■ WHAT YOU NEED TO DO: Take the lines of the data below from the very first through the line containing "105.3, 103.8, 103.8];" and output them exactly, pictures excluded.
== STORED DATA ==
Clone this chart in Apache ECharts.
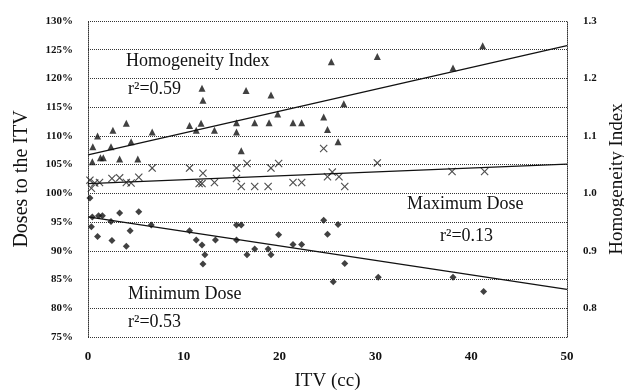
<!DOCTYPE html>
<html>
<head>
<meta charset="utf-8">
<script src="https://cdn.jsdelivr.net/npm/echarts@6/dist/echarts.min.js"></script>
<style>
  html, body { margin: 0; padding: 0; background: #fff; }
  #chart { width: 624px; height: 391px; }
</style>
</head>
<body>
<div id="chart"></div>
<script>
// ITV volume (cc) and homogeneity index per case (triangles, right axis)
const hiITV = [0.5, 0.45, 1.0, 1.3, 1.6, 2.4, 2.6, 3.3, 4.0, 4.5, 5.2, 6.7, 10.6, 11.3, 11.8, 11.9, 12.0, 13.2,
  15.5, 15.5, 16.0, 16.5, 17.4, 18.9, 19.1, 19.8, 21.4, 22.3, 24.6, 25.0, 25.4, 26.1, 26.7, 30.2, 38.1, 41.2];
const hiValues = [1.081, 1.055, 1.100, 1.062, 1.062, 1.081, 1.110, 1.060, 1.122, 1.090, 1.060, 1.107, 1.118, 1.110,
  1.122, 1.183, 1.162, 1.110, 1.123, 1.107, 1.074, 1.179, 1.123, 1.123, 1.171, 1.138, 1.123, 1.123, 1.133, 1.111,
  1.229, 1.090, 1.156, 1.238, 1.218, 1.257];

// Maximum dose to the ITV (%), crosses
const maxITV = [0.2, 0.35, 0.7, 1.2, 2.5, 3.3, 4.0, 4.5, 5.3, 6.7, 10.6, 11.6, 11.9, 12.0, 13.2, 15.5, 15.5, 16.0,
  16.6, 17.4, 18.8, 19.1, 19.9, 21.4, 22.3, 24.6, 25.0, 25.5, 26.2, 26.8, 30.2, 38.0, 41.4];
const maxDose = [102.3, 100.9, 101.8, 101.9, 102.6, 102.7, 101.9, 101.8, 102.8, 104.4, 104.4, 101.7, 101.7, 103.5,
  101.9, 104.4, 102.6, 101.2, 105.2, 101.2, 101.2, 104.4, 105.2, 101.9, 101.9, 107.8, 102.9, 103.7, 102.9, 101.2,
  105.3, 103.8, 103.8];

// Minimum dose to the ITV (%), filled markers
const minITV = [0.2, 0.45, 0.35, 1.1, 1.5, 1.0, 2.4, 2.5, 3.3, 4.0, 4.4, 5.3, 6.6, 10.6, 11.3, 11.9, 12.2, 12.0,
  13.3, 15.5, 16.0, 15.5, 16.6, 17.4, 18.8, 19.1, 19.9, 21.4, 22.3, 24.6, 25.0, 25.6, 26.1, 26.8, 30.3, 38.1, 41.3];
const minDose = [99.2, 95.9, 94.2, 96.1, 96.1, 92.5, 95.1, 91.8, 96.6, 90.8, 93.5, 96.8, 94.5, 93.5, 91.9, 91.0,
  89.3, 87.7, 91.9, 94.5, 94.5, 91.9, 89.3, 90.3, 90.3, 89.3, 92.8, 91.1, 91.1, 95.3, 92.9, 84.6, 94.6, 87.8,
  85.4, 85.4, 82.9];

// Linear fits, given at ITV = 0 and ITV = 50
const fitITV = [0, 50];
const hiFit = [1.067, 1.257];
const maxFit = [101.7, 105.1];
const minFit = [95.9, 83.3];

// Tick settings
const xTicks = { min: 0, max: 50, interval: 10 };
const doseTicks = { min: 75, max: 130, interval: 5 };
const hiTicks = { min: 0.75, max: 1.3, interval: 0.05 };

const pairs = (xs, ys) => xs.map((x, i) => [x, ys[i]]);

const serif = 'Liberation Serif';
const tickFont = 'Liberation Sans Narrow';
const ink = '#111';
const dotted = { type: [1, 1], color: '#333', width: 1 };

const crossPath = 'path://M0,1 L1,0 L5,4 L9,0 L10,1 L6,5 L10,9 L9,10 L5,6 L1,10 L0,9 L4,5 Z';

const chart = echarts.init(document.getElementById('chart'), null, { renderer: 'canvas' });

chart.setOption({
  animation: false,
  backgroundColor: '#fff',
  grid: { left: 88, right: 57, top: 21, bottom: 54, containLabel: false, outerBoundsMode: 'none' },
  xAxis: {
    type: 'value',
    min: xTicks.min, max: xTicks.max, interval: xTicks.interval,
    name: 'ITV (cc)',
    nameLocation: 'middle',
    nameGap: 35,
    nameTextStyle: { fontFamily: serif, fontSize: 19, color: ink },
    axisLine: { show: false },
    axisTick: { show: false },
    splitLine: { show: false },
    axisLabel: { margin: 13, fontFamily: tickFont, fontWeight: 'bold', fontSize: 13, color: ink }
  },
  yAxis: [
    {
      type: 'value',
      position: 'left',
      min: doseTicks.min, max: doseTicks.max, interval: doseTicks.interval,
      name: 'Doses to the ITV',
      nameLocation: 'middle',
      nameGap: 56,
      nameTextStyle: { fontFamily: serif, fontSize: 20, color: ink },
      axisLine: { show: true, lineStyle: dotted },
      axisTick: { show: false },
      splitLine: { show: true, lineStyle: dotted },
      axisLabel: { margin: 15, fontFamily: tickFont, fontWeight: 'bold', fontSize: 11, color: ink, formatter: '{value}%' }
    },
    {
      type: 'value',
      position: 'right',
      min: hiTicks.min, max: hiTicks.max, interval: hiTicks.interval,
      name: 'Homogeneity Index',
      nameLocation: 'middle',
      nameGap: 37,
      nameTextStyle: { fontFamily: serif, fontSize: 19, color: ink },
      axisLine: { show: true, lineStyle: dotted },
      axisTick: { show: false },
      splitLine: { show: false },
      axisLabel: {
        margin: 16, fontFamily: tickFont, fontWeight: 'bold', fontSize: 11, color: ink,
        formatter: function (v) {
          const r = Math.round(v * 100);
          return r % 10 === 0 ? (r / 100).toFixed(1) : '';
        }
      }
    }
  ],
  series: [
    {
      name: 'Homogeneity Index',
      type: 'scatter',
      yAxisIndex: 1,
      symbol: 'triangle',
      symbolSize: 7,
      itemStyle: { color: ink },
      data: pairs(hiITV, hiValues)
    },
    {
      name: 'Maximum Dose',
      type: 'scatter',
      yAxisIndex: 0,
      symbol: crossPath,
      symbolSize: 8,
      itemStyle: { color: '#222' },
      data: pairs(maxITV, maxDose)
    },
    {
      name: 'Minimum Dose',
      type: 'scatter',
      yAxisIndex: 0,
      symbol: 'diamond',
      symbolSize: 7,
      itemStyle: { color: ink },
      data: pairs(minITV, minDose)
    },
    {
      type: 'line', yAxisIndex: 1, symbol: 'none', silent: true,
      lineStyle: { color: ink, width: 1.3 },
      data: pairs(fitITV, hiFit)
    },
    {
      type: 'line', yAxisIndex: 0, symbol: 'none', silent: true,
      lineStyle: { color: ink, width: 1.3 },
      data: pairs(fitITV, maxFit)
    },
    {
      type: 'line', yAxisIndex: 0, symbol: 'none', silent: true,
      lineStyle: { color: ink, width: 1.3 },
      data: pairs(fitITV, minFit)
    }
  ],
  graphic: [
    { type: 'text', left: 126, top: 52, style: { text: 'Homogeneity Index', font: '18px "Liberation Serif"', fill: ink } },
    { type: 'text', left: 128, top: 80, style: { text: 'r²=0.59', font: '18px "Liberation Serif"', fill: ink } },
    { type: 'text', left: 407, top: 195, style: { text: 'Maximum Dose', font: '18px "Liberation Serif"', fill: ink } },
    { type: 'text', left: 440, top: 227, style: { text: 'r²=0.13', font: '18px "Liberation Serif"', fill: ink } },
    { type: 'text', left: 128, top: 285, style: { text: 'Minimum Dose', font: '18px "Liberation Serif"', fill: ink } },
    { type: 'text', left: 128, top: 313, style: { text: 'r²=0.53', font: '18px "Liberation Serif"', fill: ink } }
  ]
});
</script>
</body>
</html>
===
■ THE REPLY:
Clone this chart in Apache ECharts.
<!DOCTYPE html>
<html>
<head>
<meta charset="utf-8">
<script src="https://cdn.jsdelivr.net/npm/echarts@6/dist/echarts.min.js"></script>
<style>
  html, body { margin: 0; padding: 0; background: #fff; }
  #chart { width: 624px; height: 391px; }
</style>
</head>
<body>
<div id="chart"></div>
<script>
// ITV volume (cc) and homogeneity index per case (triangles, right axis)
const hiITV = [0.5, 0.45, 1.0, 1.3, 1.6, 2.4, 2.6, 3.3, 4.0, 4.5, 5.2, 6.7, 10.6, 11.3, 11.8, 11.9, 12.0, 13.2,
  15.5, 15.5, 16.0, 16.5, 17.4, 18.9, 19.1, 19.8, 21.4, 22.3, 24.6, 25.0, 25.4, 26.1, 26.7, 30.2, 38.1, 41.2];
const hiValues = [1.081, 1.055, 1.100, 1.062, 1.062, 1.081, 1.110, 1.060, 1.122, 1.090, 1.060, 1.107, 1.118, 1.110,
  1.122, 1.183, 1.162, 1.110, 1.123, 1.107, 1.074, 1.179, 1.123, 1.123, 1.171, 1.138, 1.123, 1.123, 1.133, 1.111,
  1.229, 1.090, 1.156, 1.238, 1.218, 1.257];

// Maximum dose to the ITV (%), crosses
const maxITV = [0.2, 0.35, 0.7, 1.2, 2.5, 3.3, 4.0, 4.5, 5.3, 6.7, 10.6, 11.6, 11.9, 12.0, 13.2, 15.5, 15.5, 16.0,
  16.6, 17.4, 18.8, 19.1, 19.9, 21.4, 22.3, 24.6, 25.0, 25.5, 26.2, 26.8, 30.2, 38.0, 41.4];
const maxDose = [102.3, 100.9, 101.8, 101.9, 102.6, 102.7, 101.9, 101.8, 102.8, 104.4, 104.4, 101.7, 101.7, 103.5,
  101.9, 104.4, 102.6, 101.2, 105.2, 101.2, 101.2, 104.4, 105.2, 101.9, 101.9, 107.8, 102.9, 103.7, 102.9, 101.2,
  105.3, 103.8, 103.8];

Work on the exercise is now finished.